[Begin]

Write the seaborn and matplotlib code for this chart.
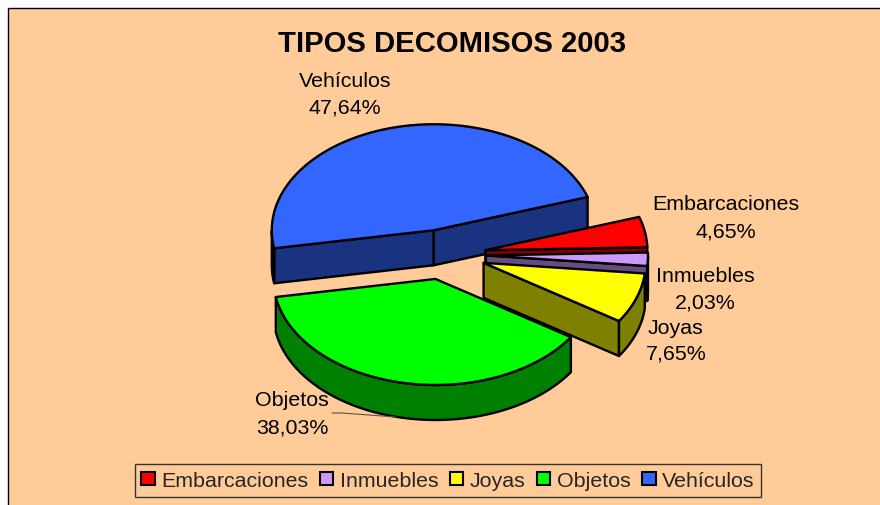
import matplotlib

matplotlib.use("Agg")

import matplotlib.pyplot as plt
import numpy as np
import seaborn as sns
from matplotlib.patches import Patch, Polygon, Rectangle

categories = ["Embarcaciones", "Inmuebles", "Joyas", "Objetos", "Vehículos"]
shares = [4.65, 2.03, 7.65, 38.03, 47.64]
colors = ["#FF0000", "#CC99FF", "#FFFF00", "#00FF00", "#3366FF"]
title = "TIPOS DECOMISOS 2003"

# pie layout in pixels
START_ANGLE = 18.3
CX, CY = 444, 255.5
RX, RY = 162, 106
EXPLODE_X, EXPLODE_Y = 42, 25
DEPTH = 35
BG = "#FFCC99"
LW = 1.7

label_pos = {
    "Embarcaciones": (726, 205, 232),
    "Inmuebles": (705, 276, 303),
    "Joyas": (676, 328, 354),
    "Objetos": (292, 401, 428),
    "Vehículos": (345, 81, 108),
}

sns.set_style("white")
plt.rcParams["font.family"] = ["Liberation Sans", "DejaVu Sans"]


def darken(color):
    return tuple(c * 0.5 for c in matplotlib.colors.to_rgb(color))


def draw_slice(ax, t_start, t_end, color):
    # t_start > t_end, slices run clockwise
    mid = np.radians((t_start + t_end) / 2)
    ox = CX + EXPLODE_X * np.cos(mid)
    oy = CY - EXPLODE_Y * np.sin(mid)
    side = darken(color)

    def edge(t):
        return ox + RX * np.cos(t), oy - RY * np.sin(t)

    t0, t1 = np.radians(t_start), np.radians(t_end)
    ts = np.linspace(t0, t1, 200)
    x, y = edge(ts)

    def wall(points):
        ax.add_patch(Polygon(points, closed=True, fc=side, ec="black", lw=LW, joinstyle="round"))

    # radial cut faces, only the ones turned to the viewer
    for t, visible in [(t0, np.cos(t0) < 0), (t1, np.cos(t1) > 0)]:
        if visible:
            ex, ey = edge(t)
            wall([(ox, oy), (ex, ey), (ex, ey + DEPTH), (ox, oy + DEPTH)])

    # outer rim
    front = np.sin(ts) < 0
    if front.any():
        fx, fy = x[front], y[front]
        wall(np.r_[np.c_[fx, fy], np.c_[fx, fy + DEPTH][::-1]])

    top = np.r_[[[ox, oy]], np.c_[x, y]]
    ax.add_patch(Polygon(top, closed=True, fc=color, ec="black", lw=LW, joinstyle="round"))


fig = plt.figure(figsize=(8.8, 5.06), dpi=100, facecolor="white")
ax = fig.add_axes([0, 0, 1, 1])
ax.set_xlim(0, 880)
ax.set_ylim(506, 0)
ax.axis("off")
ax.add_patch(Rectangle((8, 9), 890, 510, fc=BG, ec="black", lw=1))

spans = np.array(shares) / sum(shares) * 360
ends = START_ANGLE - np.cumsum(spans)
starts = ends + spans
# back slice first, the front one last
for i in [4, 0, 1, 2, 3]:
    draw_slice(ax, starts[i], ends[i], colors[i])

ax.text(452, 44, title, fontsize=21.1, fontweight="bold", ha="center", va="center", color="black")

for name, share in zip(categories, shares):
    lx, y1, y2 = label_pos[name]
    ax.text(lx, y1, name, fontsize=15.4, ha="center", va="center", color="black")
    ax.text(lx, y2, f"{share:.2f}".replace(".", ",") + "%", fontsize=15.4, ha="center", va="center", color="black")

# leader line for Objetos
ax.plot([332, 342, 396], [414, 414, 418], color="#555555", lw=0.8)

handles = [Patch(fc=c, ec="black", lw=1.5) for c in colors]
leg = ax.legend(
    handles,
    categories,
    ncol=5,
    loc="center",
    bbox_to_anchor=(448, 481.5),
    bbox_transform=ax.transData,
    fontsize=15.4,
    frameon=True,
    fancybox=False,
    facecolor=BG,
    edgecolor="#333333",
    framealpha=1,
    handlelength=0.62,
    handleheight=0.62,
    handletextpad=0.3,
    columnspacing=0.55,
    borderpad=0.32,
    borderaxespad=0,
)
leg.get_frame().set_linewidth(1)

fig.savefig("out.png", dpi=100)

[End]

REQUIRED WORK
Set down again, exactly, the lines of the material above from its first line to the one with "return tuple(c *", inclusive. Leave the pictures out.

SOLVED PROBLEM
Write the seaborn and matplotlib code for this chart.
import matplotlib

matplotlib.use("Agg")

import matplotlib.pyplot as plt
import numpy as np
import seaborn as sns
from matplotlib.patches import Patch, Polygon, Rectangle

categories = ["Embarcaciones", "Inmuebles", "Joyas", "Objetos", "Vehículos"]
shares = [4.65, 2.03, 7.65, 38.03, 47.64]
colors = ["#FF0000", "#CC99FF", "#FFFF00", "#00FF00", "#3366FF"]
title = "TIPOS DECOMISOS 2003"

# pie layout in pixels
START_ANGLE = 18.3
CX, CY = 444, 255.5
RX, RY = 162, 106
EXPLODE_X, EXPLODE_Y = 42, 25
DEPTH = 35
BG = "#FFCC99"
LW = 1.7

label_pos = {
    "Embarcaciones": (726, 205, 232),
    "Inmuebles": (705, 276, 303),
    "Joyas": (676, 328, 354),
    "Objetos": (292, 401, 428),
    "Vehículos": (345, 81, 108),
}

sns.set_style("white")
plt.rcParams["font.family"] = ["Liberation Sans", "DejaVu Sans"]


def darken(color):
    return tuple(c * 0.5 for c in matplotlib.colors.to_rgb(color))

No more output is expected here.